Women who believe they can be Supermoms are more likely to show signs of depression, according to a new study presented at the 106th Annual Meeting of the American Sociological Association.
"You can happily combine child rearing and a career, if you’re willing to let some things slide," said Katrina Leupp. A graduate student from the University of Washington, Leupp led the study and presented the paper, titled, “Even Supermoms Get the Blues: Employment, Gender Attitudes, and Depression,” on Saturday, Aug.20 in Las Vegas.
Women are "sold a story that they can do it all," said Leupp in a statement, but most workplaces aren’t designed for employees with child care responsibilities. The paper notes that both the workplace and home are “greedy institutions” that hold the notion that the “ideal worker” can completely devote him or herself to the job.
Leupp analyzed results from the U.S. Department of Labor’s 1,600 women study to look at the effect between women’s employment statuses and their attitudes toward working mothers.
According to a 2006 population survey, 80 percent of women with children over age 5 were employed.

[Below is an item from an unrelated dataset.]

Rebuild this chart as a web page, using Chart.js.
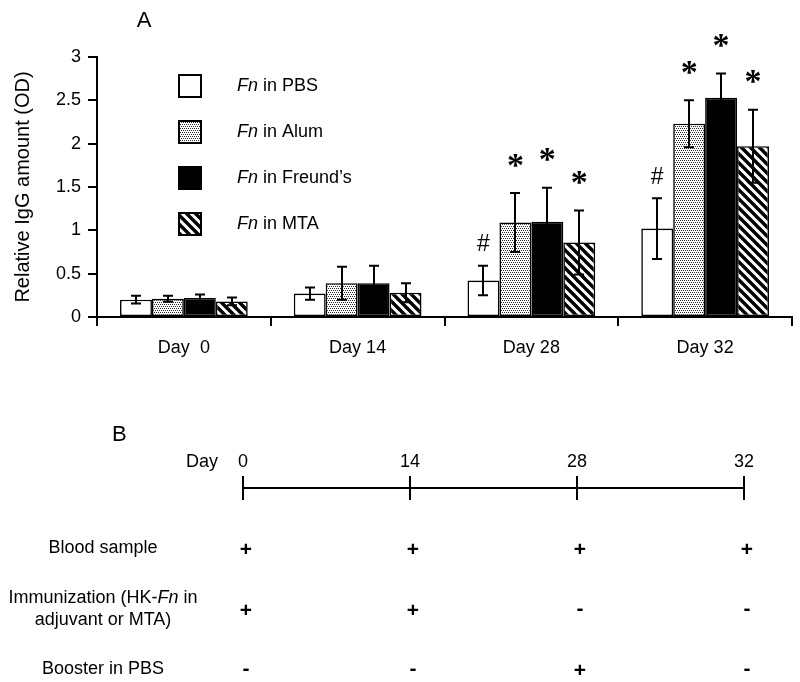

The women surveyed by the Department of Labor were 40 years of age, as they were less likely to "experience work-family conflict generated by infant care," married, and a mix of working and stay-at-home mothers.
The survey asked the women to rank how much they agreed with four statements:
a) A wife who carries out her full family responsibilities doesn’t have time for outside employment.
b) The employment of wives leads to more juvenile delinquency.
c) It is much better for everyone concerned if the man is the achiever outside the home and the woman takes care of home and family.
d) Women are much happier if they stay at home and take care of their children.
The results showed that “ironically, women who hold little or no belief in women’s ability to ‘have it all’ may be better able to avoid depression,” according to the study.
According to the report, the results supported the conclusion that, overall, women in the labor force have better mental health.
“Employment is ultimately beneficial for women’s health, even when differences in marital satisfaction and working full or part time are ruled out,” said Leupp. “Stay-at-home moms have the hardest job in the world.”
However, the results also showed that women who had no faith in being able to "simultaneously meet employment and family care responsibilities" have the lowest risk for depression among all working moms.
“Employed women who expected that work-life balance was going to be hard are probably more likely to accept that they can’t do it all,” Leupp said. She suggested they were more likely to make trade-offs such as leaving work early to pick up kids and splitting responsibilities.
According to Leupp, the current study only looks at the relationship between women’s “gender attitudes and employment status,” which is limiting. The report notes that future studies will look at wellbeing in a broader scope, considering aspects like self-esteem, mastery, and physical health.